* THE TASK
Skip every picture and transcribe the remaining material exactly.

* RAW DATA
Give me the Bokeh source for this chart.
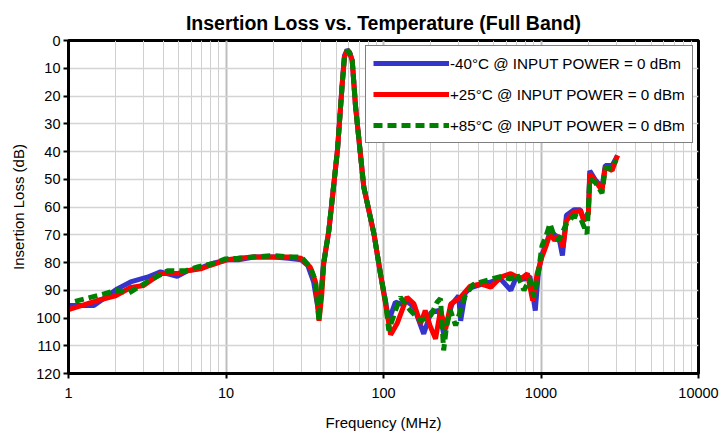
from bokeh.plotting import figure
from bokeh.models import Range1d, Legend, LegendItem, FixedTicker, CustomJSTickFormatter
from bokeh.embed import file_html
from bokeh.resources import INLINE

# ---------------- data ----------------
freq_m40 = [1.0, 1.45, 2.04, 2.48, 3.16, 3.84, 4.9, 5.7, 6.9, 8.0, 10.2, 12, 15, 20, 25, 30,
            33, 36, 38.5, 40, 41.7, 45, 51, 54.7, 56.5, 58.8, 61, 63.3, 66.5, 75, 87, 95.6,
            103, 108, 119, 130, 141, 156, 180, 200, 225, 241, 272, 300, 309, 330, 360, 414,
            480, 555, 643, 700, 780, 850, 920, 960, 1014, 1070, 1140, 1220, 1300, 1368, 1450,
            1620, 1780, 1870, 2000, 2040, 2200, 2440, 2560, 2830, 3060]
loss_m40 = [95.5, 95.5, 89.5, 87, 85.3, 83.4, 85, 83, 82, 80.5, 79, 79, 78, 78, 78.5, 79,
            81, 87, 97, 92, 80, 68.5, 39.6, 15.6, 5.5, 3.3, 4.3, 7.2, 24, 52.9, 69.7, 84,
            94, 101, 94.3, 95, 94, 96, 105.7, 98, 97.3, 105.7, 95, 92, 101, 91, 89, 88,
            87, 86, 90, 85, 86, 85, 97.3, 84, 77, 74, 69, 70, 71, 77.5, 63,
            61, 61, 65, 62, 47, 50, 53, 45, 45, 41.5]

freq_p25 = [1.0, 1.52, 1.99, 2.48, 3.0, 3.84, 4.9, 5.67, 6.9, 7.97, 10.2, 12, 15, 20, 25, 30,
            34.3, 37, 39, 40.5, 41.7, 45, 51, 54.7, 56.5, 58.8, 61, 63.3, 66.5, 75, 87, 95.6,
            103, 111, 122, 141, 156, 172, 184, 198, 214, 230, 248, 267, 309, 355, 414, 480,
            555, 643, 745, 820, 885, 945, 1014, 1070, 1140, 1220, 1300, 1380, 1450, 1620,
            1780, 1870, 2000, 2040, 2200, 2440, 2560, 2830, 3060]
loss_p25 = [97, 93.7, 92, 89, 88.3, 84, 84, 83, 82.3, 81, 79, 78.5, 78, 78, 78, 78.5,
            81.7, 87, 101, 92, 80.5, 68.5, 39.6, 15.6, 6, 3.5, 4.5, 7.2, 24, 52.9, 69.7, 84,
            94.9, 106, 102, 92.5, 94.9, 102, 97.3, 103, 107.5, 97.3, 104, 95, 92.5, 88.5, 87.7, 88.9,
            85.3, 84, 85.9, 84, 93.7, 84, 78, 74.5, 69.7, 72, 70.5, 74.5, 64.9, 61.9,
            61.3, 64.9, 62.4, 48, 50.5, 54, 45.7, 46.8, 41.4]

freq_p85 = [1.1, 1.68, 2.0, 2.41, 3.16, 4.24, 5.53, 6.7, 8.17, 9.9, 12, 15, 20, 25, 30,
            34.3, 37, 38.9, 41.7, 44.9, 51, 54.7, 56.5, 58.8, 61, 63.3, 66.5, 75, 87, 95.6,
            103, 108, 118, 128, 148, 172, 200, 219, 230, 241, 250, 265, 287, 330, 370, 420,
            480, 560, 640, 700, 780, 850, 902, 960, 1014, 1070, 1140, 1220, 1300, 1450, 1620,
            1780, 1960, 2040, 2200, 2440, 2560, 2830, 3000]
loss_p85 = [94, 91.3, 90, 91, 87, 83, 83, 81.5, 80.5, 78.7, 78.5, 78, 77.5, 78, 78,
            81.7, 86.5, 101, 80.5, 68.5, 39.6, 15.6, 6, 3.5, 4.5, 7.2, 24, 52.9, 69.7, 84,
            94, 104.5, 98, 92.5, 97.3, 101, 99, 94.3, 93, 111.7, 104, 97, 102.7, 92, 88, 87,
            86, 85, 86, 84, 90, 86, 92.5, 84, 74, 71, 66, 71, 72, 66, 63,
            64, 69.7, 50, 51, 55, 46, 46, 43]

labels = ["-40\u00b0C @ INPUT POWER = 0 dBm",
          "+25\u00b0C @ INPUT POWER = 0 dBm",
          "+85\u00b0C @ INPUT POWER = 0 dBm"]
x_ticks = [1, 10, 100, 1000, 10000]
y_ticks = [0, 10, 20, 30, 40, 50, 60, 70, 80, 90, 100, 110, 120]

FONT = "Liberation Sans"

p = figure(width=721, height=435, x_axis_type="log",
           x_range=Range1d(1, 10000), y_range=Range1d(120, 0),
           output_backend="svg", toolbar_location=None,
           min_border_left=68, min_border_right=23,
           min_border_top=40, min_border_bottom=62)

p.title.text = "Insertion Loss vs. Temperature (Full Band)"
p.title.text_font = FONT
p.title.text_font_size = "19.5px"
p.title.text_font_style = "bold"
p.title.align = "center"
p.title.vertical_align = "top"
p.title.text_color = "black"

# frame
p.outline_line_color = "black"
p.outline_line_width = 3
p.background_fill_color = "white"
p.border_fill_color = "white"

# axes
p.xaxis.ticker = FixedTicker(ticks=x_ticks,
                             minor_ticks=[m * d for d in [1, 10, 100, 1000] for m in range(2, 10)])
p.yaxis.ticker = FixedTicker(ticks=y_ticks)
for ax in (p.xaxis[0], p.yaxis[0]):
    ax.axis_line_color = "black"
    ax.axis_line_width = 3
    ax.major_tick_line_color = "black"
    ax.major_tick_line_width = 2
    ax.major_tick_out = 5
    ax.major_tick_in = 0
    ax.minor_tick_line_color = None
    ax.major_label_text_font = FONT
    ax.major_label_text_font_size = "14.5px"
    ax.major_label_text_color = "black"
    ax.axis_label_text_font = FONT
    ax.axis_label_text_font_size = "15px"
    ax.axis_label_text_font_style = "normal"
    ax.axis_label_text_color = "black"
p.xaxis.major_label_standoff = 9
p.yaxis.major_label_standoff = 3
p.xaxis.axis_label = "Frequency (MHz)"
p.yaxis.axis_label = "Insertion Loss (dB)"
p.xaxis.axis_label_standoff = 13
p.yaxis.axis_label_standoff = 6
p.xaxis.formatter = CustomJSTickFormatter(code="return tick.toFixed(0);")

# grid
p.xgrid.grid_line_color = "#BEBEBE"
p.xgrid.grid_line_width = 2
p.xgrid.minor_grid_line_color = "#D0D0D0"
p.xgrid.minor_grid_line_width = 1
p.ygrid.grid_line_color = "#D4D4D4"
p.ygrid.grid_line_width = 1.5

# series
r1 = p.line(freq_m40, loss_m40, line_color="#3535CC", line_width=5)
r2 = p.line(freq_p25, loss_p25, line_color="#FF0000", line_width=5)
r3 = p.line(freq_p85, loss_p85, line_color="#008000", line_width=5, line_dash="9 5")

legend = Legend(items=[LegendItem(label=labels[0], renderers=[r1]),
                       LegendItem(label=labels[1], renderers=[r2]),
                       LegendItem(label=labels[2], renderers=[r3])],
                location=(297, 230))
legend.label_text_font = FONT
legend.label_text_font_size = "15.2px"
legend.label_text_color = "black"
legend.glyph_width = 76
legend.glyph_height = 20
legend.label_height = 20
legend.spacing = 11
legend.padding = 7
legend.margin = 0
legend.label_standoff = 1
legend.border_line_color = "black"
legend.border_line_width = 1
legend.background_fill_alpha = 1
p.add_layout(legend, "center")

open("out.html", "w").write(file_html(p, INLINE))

* RIGHT ANSWER
Give me the Bokeh source for this chart.
from bokeh.plotting import figure
from bokeh.models import Range1d, Legend, LegendItem, FixedTicker, CustomJSTickFormatter
from bokeh.embed import file_html
from bokeh.resources import INLINE

# ---------------- data ----------------
freq_m40 = [1.0, 1.45, 2.04, 2.48, 3.16, 3.84, 4.9, 5.7, 6.9, 8.0, 10.2, 12, 15, 20, 25, 30,
            33, 36, 38.5, 40, 41.7, 45, 51, 54.7, 56.5, 58.8, 61, 63.3, 66.5, 75, 87, 95.6,
            103, 108, 119, 130, 141, 156, 180, 200, 225, 241, 272, 300, 309, 330, 360, 414,
            480, 555, 643, 700, 780, 850, 920, 960, 1014, 1070, 1140, 1220, 1300, 1368, 1450,
            1620, 1780, 1870, 2000, 2040, 2200, 2440, 2560, 2830, 3060]
loss_m40 = [95.5, 95.5, 89.5, 87, 85.3, 83.4, 85, 83, 82, 80.5, 79, 79, 78, 78, 78.5, 79,
            81, 87, 97, 92, 80, 68.5, 39.6, 15.6, 5.5, 3.3, 4.3, 7.2, 24, 52.9, 69.7, 84,
            94, 101, 94.3, 95, 94, 96, 105.7, 98, 97.3, 105.7, 95, 92, 101, 91, 89, 88,
            87, 86, 90, 85, 86, 85, 97.3, 84, 77, 74, 69, 70, 71, 77.5, 63,
            61, 61, 65, 62, 47, 50, 53, 45, 45, 41.5]

freq_p25 = [1.0, 1.52, 1.99, 2.48, 3.0, 3.84, 4.9, 5.67, 6.9, 7.97, 10.2, 12, 15, 20, 25, 30,
            34.3, 37, 39, 40.5, 41.7, 45, 51, 54.7, 56.5, 58.8, 61, 63.3, 66.5, 75, 87, 95.6,
            103, 111, 122, 141, 156, 172, 184, 198, 214, 230, 248, 267, 309, 355, 414, 480,
            555, 643, 745, 820, 885, 945, 1014, 1070, 1140, 1220, 1300, 1380, 1450, 1620,
            1780, 1870, 2000, 2040, 2200, 2440, 2560, 2830, 3060]
loss_p25 = [97, 93.7, 92, 89, 88.3, 84, 84, 83, 82.3, 81, 79, 78.5, 78, 78, 78, 78.5,
            81.7, 87, 101, 92, 80.5, 68.5, 39.6, 15.6, 6, 3.5, 4.5, 7.2, 24, 52.9, 69.7, 84,
            94.9, 106, 102, 92.5, 94.9, 102, 97.3, 103, 107.5, 97.3, 104, 95, 92.5, 88.5, 87.7, 88.9,
            85.3, 84, 85.9, 84, 93.7, 84, 78, 74.5, 69.7, 72, 70.5, 74.5, 64.9, 61.9,
            61.3, 64.9, 62.4, 48, 50.5, 54, 45.7, 46.8, 41.4]

freq_p85 = [1.1, 1.68, 2.0, 2.41, 3.16, 4.24, 5.53, 6.7, 8.17, 9.9, 12, 15, 20, 25, 30,
            34.3, 37, 38.9, 41.7, 44.9, 51, 54.7, 56.5, 58.8, 61, 63.3, 66.5, 75, 87, 95.6,
            103, 108, 118, 128, 148, 172, 200, 219, 230, 241, 250, 265, 287, 330, 370, 420,
            480, 560, 640, 700, 780, 850, 902, 960, 1014, 1070, 1140, 1220, 1300, 1450, 1620,
            1780, 1960, 2040, 2200, 2440, 2560, 2830, 3000]
loss_p85 = [94, 91.3, 90, 91, 87, 83, 83, 81.5, 80.5, 78.7, 78.5, 78, 77.5, 78, 78,
            81.7, 86.5, 101, 80.5, 68.5, 39.6, 15.6, 6, 3.5, 4.5, 7.2, 24, 52.9, 69.7, 84,
            94, 104.5, 98, 92.5, 97.3, 101, 99, 94.3, 93, 111.7, 104, 97, 102.7, 92, 88, 87,
            86, 85, 86, 84, 90, 86, 92.5, 84, 74, 71, 66, 71, 72, 66, 63,
            64, 69.7, 50, 51, 55, 46, 46, 43]

labels = ["-40\u00b0C @ INPUT POWER = 0 dBm",
          "+25\u00b0C @ INPUT POWER = 0 dBm",
          "+85\u00b0C @ INPUT POWER = 0 dBm"]
x_ticks = [1, 10, 100, 1000, 10000]
y_ticks = [0, 10, 20, 30, 40, 50, 60, 70, 80, 90, 100, 110, 120]

FONT = "Liberation Sans"

p = figure(width=721, height=435, x_axis_type="log",
           x_range=Range1d(1, 10000), y_range=Range1d(120, 0),
           output_backend="svg", toolbar_location=None,
           min_border_left=68, min_border_right=23,
           min_border_top=40, min_border_bottom=62)

p.title.text = "Insertion Loss vs. Temperature (Full Band)"
p.title.text_font = FONT
p.title.text_font_size = "19.5px"
p.title.text_font_style = "bold"
p.title.align = "center"
p.title.vertical_align = "top"
p.title.text_color = "black"

# frame
p.outline_line_color = "black"
p.outline_line_width = 3
p.background_fill_color = "white"
p.border_fill_color = "white"

# axes
p.xaxis.ticker = FixedTicker(ticks=x_ticks,
                             minor_ticks=[m * d for d in [1, 10, 100, 1000] for m in range(2, 10)])
p.yaxis.ticker = FixedTicker(ticks=y_ticks)
for ax in (p.xaxis[0], p.yaxis[0]):
    ax.axis_line_color = "black"
    ax.axis_line_width = 3
    ax.major_tick_line_color = "black"
    ax.major_tick_line_width = 2
    ax.major_tick_out = 5
    ax.major_tick_in = 0
    ax.minor_tick_line_color = None
    ax.major_label_text_font = FONT
    ax.major_label_text_font_size = "14.5px"
    ax.major_label_text_color = "black"
    ax.axis_label_text_font = FONT
    ax.axis_label_text_font_size = "15px"
    ax.axis_label_text_font_style = "normal"
    ax.axis_label_text_color = "black"
p.xaxis.major_label_standoff = 9
p.yaxis.major_label_standoff = 3
p.xaxis.axis_label = "Frequency (MHz)"
p.yaxis.axis_label = "Insertion Loss (dB)"
p.xaxis.axis_label_standoff = 13
p.yaxis.axis_label_standoff = 6
p.xaxis.formatter = CustomJSTickFormatter(code="return tick.toFixed(0);")

# grid
p.xgrid.grid_line_color = "#BEBEBE"
p.xgrid.grid_line_width = 2
p.xgrid.minor_grid_line_color = "#D0D0D0"
p.xgrid.minor_grid_line_width = 1
p.ygrid.grid_line_color = "#D4D4D4"
p.ygrid.grid_line_width = 1.5

# series
r1 = p.line(freq_m40, loss_m40, line_color="#3535CC", line_width=5)
r2 = p.line(freq_p25, loss_p25, line_color="#FF0000", line_width=5)
r3 = p.line(freq_p85, loss_p85, line_color="#008000", line_width=5, line_dash="9 5")

legend = Legend(items=[LegendItem(label=labels[0], renderers=[r1]),
                       LegendItem(label=labels[1], renderers=[r2]),
                       LegendItem(label=labels[2], renderers=[r3])],
                location=(297, 230))
legend.label_text_font = FONT
legend.label_text_font_size = "15.2px"
legend.label_text_color = "black"
legend.glyph_width = 76
legend.glyph_height = 20
legend.label_height = 20
legend.spacing = 11
legend.padding = 7
legend.margin = 0
legend.label_standoff = 1
legend.border_line_color = "black"
legend.border_line_width = 1
legend.background_fill_alpha = 1
p.add_layout(legend, "center")

open("out.html", "w").write(file_html(p, INLINE))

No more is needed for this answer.